January 01, 2003|By William Safire

WASHINGTON - At year's end, nothing is as predictable as predictions. The annual office pool, inaugurated in this space three decades ago, has now become a kind of Powerlessball lottery in which the odds of winning are nil. It's multilateral choice, with "All" or "None" permitted.

1. Among world leaders, in 2003 (a) Ramallah's Yasser Arafat returns to exile; (b) Israel's re-elected Ariel Sharon attracts a fractious unity government; (c) Britain's Tony Blair comes a-cropper over a euro referendum; (d) Germany's Gerhardt Schroeder finds himself isolated and in grosse Schwierigkeiten.

2. Winner of the Oscar for Best Picture will be (a) Steven Spielberg's Catch Me if You Can; (b) Rob Marshall's Chicago; (c) Spike Jonze's Adaptation; (d) Todd Haynes' Far From Heaven; (e) Paul Thomas Anderson's Punch-Drunk Love.

3. To cope with North Korea, the United States will (a) organize a U.N. blockade and if necessary finish with preventive strike; (b) convince Beijing that its tolerance of proliferation would tempt Taiwan to build its own nuclear "equalizer"; (c) adopt a policy of "tailored appeasement."

4. War on Saddam Hussein starts (a) on schedule, between Lincoln's Birthday and Valentine's Day; (b) next fall, with the belated revelation of a smoking virus by a scientific defector; (c) never, as Mr. Hussein's non-suicidal coterie forces him to take up a Saudi offer of asylum.

5. Mr. Hussein's army will (a) collapse quickly, as in the first gulf war; (b) coordinate a counterattack with al-Qaida to spread germs through U.S. mailboxes; (c) fight fiercely until they see the Turkish army coming; (d) negotiate to disarm and allow Mr. Hussein to continue as head of a "changed regime."

6. Fallout from an overthrow of Mr. Hussein will be (a) the emergence of a democratic alternative to Mr. Arafat in the West Bank; (b) uprising in Syria and Bashar Assad's withdrawal from Lebanon; (c) wave of reform shaking the theocracy in Iran; (d) decline in Wahhabi-induced terror as nervous Saudi royals turn westward for protection.

7. Osama bin Laden will (a) be sold out by a trusted supporter for the huge reward; (b) remain at large and take credit on Al-Jazeera for any terror attacks anywhere; (c) be captured and, under interrogation, burn his sleeper network.
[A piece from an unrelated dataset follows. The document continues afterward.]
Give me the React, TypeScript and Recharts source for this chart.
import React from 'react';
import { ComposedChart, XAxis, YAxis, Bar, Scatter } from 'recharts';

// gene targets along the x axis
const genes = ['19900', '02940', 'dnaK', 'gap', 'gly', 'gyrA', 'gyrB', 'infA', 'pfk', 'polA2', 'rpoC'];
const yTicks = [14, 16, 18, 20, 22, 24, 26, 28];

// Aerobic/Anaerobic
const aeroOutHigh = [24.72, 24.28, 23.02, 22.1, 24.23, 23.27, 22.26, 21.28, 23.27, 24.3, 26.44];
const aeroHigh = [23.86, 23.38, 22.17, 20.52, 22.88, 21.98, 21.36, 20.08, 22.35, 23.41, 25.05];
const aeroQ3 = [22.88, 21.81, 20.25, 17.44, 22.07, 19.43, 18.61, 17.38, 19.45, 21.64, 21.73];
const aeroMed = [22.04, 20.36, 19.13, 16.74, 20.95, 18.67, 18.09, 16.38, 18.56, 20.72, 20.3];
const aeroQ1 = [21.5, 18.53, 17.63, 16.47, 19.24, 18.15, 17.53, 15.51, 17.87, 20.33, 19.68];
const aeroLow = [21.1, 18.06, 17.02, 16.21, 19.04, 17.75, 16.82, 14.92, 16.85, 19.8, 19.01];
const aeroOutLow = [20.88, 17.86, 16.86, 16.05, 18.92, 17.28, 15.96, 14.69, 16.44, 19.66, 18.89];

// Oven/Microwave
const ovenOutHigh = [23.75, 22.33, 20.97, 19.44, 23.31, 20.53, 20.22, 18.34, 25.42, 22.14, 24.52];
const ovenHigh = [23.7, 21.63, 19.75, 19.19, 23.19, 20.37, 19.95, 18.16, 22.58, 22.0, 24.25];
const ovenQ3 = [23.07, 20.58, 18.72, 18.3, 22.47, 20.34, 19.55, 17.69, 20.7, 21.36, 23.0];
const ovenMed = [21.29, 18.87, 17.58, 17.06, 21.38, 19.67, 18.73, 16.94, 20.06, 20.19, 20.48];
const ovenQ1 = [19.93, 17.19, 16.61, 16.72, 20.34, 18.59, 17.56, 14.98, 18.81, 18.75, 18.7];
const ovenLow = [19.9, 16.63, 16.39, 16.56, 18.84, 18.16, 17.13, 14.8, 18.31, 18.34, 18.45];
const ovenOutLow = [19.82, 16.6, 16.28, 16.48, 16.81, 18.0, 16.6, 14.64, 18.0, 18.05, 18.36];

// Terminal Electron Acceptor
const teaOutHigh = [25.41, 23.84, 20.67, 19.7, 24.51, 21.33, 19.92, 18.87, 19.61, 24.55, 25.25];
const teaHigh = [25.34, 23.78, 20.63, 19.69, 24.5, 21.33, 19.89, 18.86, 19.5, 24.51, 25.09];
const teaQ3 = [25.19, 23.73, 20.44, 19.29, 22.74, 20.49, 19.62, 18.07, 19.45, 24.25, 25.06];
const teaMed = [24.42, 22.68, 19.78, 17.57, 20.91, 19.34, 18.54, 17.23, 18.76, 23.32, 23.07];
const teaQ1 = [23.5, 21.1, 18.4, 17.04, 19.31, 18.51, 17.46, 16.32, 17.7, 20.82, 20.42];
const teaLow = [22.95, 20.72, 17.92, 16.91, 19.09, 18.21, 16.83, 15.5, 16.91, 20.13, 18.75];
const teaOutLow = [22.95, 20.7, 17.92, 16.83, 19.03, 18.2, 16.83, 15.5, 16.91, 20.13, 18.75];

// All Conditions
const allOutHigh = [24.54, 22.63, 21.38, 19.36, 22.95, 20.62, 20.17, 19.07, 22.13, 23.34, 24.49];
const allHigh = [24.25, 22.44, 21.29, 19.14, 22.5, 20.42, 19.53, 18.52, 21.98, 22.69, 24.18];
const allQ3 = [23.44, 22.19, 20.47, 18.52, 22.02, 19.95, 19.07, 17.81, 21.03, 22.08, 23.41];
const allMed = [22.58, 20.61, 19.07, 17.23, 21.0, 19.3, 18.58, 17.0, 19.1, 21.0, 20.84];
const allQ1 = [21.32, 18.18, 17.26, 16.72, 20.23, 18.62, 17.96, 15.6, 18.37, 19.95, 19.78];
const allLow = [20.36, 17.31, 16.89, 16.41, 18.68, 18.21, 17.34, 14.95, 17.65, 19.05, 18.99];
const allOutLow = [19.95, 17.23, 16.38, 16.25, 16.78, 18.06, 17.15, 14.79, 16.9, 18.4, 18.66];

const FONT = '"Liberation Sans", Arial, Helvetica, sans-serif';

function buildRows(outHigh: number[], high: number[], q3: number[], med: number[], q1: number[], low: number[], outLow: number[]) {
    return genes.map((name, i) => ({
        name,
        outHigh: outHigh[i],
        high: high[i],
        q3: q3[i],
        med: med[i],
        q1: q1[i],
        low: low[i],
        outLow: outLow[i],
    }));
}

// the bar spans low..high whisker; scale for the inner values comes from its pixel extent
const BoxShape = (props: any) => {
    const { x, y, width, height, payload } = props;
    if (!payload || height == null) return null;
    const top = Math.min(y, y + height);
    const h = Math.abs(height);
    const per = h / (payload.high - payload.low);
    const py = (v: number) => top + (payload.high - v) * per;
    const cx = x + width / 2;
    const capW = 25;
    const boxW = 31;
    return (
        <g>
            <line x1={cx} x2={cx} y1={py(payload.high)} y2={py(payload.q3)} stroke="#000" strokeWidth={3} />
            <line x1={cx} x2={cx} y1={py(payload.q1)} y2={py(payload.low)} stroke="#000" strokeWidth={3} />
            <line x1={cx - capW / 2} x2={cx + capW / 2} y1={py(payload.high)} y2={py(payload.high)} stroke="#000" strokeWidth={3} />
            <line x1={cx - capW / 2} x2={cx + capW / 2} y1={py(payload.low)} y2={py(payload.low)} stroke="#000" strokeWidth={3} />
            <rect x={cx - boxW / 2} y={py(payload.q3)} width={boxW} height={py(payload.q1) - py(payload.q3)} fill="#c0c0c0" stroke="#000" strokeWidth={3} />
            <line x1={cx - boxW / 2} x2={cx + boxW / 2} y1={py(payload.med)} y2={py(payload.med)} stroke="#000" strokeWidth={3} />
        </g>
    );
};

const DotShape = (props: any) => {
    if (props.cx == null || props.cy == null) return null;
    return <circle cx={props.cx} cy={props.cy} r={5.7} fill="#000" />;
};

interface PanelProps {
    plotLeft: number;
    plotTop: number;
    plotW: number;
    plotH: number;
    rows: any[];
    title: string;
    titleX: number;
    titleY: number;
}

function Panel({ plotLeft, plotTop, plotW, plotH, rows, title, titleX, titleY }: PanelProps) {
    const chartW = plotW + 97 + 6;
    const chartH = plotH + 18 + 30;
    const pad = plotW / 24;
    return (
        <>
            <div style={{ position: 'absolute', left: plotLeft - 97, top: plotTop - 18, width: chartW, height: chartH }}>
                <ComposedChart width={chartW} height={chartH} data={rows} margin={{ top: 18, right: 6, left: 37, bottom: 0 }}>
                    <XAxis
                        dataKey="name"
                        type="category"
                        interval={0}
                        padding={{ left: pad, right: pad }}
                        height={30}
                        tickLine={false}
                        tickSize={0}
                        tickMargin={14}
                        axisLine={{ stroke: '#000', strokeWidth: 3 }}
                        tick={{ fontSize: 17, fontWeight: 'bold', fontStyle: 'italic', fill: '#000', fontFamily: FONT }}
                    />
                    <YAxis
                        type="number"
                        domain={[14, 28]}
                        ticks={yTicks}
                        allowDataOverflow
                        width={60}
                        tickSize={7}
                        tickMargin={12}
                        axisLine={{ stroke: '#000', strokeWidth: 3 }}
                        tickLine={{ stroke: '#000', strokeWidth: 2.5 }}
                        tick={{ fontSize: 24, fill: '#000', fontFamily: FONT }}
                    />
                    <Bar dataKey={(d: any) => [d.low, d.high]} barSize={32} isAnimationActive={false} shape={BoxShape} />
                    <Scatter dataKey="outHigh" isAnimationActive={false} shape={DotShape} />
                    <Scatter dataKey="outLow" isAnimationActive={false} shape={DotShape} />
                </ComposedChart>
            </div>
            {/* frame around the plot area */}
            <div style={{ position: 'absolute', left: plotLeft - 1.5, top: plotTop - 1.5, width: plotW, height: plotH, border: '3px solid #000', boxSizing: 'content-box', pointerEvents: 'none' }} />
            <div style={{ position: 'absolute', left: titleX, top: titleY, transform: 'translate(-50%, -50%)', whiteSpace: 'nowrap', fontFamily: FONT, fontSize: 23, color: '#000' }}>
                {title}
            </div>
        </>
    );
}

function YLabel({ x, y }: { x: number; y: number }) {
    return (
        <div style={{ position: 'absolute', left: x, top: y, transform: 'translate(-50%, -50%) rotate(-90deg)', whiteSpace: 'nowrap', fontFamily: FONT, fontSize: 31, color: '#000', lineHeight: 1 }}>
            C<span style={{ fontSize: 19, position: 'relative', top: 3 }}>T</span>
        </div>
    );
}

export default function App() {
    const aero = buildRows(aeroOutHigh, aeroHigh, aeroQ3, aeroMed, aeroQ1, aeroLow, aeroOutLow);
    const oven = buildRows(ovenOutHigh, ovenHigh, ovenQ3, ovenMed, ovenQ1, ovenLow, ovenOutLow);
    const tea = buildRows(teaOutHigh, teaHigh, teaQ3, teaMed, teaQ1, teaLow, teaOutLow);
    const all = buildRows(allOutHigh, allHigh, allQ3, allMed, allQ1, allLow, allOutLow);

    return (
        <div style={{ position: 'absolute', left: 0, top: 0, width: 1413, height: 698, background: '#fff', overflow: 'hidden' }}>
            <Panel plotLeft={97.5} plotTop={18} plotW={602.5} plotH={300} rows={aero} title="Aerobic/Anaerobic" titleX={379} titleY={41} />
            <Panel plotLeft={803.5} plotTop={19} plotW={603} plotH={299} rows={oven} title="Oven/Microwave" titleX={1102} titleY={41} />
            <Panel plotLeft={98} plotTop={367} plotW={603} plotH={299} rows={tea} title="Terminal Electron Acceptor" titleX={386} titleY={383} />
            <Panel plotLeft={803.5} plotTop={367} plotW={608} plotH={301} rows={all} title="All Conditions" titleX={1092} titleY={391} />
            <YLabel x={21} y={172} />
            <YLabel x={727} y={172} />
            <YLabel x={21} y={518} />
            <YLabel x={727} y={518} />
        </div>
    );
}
8. When Chief Justice William H. Rehnquist resigns this summer, President Bush will (a) promote Antonin Scalia to chief and nominate a not-too-conservative Latino; (b) promote Sandra Day O'Connor and add a very conservative Latino; (c) promote nobody and nominate as chief a normally conservative Latino.
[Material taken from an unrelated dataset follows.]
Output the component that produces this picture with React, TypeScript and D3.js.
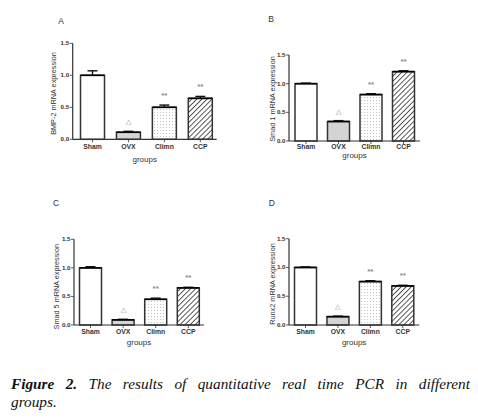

9. The economy will (a) take off as victory, optimism and investor tax cuts are in the air; (b) double dip as global flinching and fear of deficits hold sway; (c) follow the stock market up slowly rather than the other way around.

10. The front-runner for the Democratic nomination as snows begin to fall in New Hampshire, though not with the biggest war chest entering the primaries, will be (a) John Edwards; (b) Dick Gephardt; (c) John Kerry; (d) Joe Lieberman; (e) Bob Graham; (f) Howard Dean; (g) Tom Daschle.

11. Democrats' bumper stickers will demand (a) Bring Back Bubba's Bubble!; (b) All That Snooping but No Osama; (c) Where's My Tax Cut?; (d) Free Drugs for Fogies.

12. Republican bumpers will feature the tried-and-true slogan (a) War and Prosperity; (b) Re-elect the Commander in Chief; (c) Affirmative Compassion; (d) Fifty-four Forty or Fight.

13. If the overthrow of Saddam turns out to be all phony war and the economy unexpectedly tanks, Dick Cheney will offer to step aside and bolster Mr. Bush's 2004 ticket with (a) Colin Powell; (b) Majority Doctor Frist; (c) Don Rumsfeld; (d) Condi Rice.

My picks: 1 (all), 2 (b), 3 (b), 4 (a), 5 (c), 6 (all), 7 (a), 8 (a), 9 (c), 10 (none), 11 (all), 12 (b), 13 (c).

William Safire is a columnist for The New York Times.

The Sun's Washington columnist, Jules Witcover, and syndicated columnist Cal Thomas are on vacation.